Many people say they believe in Jesus, but they are not true believers. What we believe about Jesus makes all the difference.

In John 7, Jesus’ own brothers “believed” in Jesus, but they believed He was a magician and a secular Messiah. They saw Him as a celebrity who needed to put Himself out before the world.

This chapter takes places near the end of Jesus’ earthly ministry, just before He goes to Jerusalem. These brothers, His own flesh and blood, grew up with Him from infancy. For nearly three years, they saw his miracles and heard Him teach. They regarded themselves as on His side.

But something did not penetrate their thinking. They still did not understand that He came to seek and save the lost, to destroy the works of the devil, to reconcile fallen men, women and children to God.

If Jesus’ own flesh and blood did not really know Him, what does that say about us in our own day?

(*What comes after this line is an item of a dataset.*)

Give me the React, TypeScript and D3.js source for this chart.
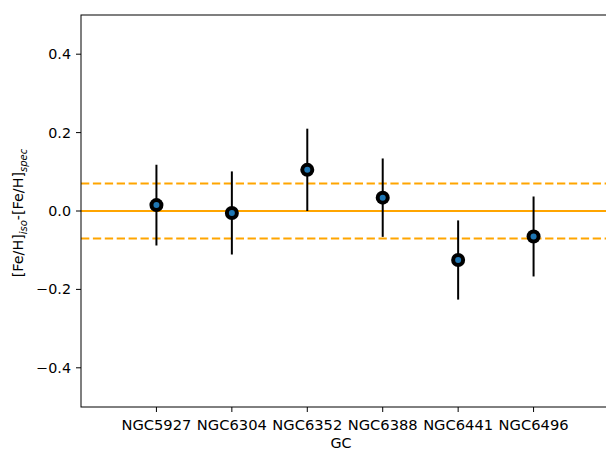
import React from "react";
import * as d3 from "d3";

const categories = ["NGC5927", "NGC6304", "NGC6352", "NGC6388", "NGC6441", "NGC6496"];
const values = [0.015, -0.005, 0.105, 0.034, -0.125, -0.065];
const errors = [0.103, 0.106, 0.105, 0.1, 0.101, 0.102];
const yTicks = [-0.4, -0.2, 0.0, 0.2, 0.4];
const refLine = 0;
const bandLines = [0.07, -0.07];

const W = 606;
const H = 451;
const left = 81;
const right = 609;
const top = 15;
const bottom = 407;
const font = "DejaVu Sans, sans-serif";
const fs = 14.3;

export default function App() {
  const x = d3.scaleLinear().domain([-1, 6]).range([left, right]);
  const y = d3.scaleLinear().domain([-0.5, 0.5]).range([bottom, top]);
  const fmt = (v: number) => (v < 0 ? "\u2212" : "") + Math.abs(v).toFixed(1);
  return (
    <svg width={W} height={H} style={{ position: "absolute", left: 0, top: 0 }}>
      <rect x={0} y={0} width={W} height={H} fill="white" />
      <line x1={left} x2={right} y1={y(refLine)} y2={y(refLine)} stroke="orange" strokeWidth={2} />
      {bandLines.map((v, i) => (
        <line key={i} x1={left} x2={right} y1={y(v)} y2={y(v)} stroke="orange" strokeWidth={2} strokeDasharray="8.3,3.6" />
      ))}
      {categories.map((c, i) => (
        <g key={c}>
          <line x1={x(i)} x2={x(i)} y1={y(values[i] - errors[i])} y2={y(values[i] + errors[i])} stroke="black" strokeWidth={2} />
          <circle cx={x(i)} cy={y(values[i])} r={7} fill="black" />
          <circle cx={x(i)} cy={y(values[i])} r={3} fill="#1f77b4" />
        </g>
      ))}
      <rect x={left} y={top} width={right - left} height={bottom - top} fill="none" stroke="black" strokeWidth={1} />
      {yTicks.map((t) => (
        <g key={t}>
          <line x1={left - 5} x2={left} y1={y(t)} y2={y(t)} stroke="black" strokeWidth={1} />
          <text x={left - 10} y={y(t)} dy="0.35em" textAnchor="end" fontFamily={font} fontSize={fs}>
            {fmt(t)}
          </text>
        </g>
      ))}
      {categories.map((c, i) => (
        <g key={c}>
          <line x1={x(i)} x2={x(i)} y1={bottom} y2={bottom + 5} stroke="black" strokeWidth={1} />
          <text x={x(i)} y={bottom + 23} textAnchor="middle" fontFamily={font} fontSize={14.7}>
            {c}
          </text>
        </g>
      ))}
      <text x={(left + right) / 2 - 4} y={448} textAnchor="middle" fontFamily={font} fontSize={fs}>
        GC
      </text>
      <text transform={`translate(23, ${(top + bottom) / 2 + 2}) rotate(-90)`} textAnchor="middle" fontFamily={font} fontSize={fs}>
        [Fe/H]
        <tspan fontSize={10} fontStyle="italic" dy={4}>iso</tspan>
        <tspan dy={-4}>-[Fe/H]</tspan>
        <tspan fontSize={10} fontStyle="italic" dy={4}>spec</tspan>
      </text>
    </svg>
  );
}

Many in our own generation have gross misconceptions of Jesus. To some, He is a moral wisdom philosopher and example. Others see Him as a revolutionary. Still others view Him as a fulfiller of wishes, a mystic, a political figure. Very popular today is the misconception of Him as the name-it-and-claim-it proponent of the prosperity gospel.

Most people see Jesus as a real person, but disagree strongly about who He was or is. Some say He was a sinner like everyone else. Even many so-called “evangelicals” in our age of tolerance find it hard to accept Jesus as the only Way.

It is clear that John, the writer of this gospel, identifies Jesus Christ with His passion. Two-thirds of John’s gospel is taken up with the final week of His life, with His death and resurrection. He came into this world to give His life—to become the Lamb of God who takes away the sin of the world. Any other identity we give to Jesus is wrong.

Correct belief in Jesus’ identity is critical to our salvation. Jesus Himself said, “Except you believe that I am He [that is, God], you shall die in your sins” (John 8:24). By God, Jesus clearly meant He is One with the all-righteous Father, maker of heaven and earth. This is a far cry from the ideas of many people, including many who go to church every Sunday.

We cannot pervert the truth of His nature and discount His exclusive and stated mission without paying an eternal price.

Do we believe in Jesus as He really is, or do we impose our own assumptions and presuppositions on Him? It is easier than we think to let the relativistic standards of the world influence our perception of the One we call Savior and Lord. Satan works overtime to distort the understanding of God’s children.

How we perceive Jesus influences the way we pray, or mis-pray or don’t pray at all. How we perceive Jesus influences the degree we share His passion for the lost and the importance of His Great Commission.

Let us resolve to better know Him so we may better share Him with millions who hunger and thirst for the righteousness only He can give.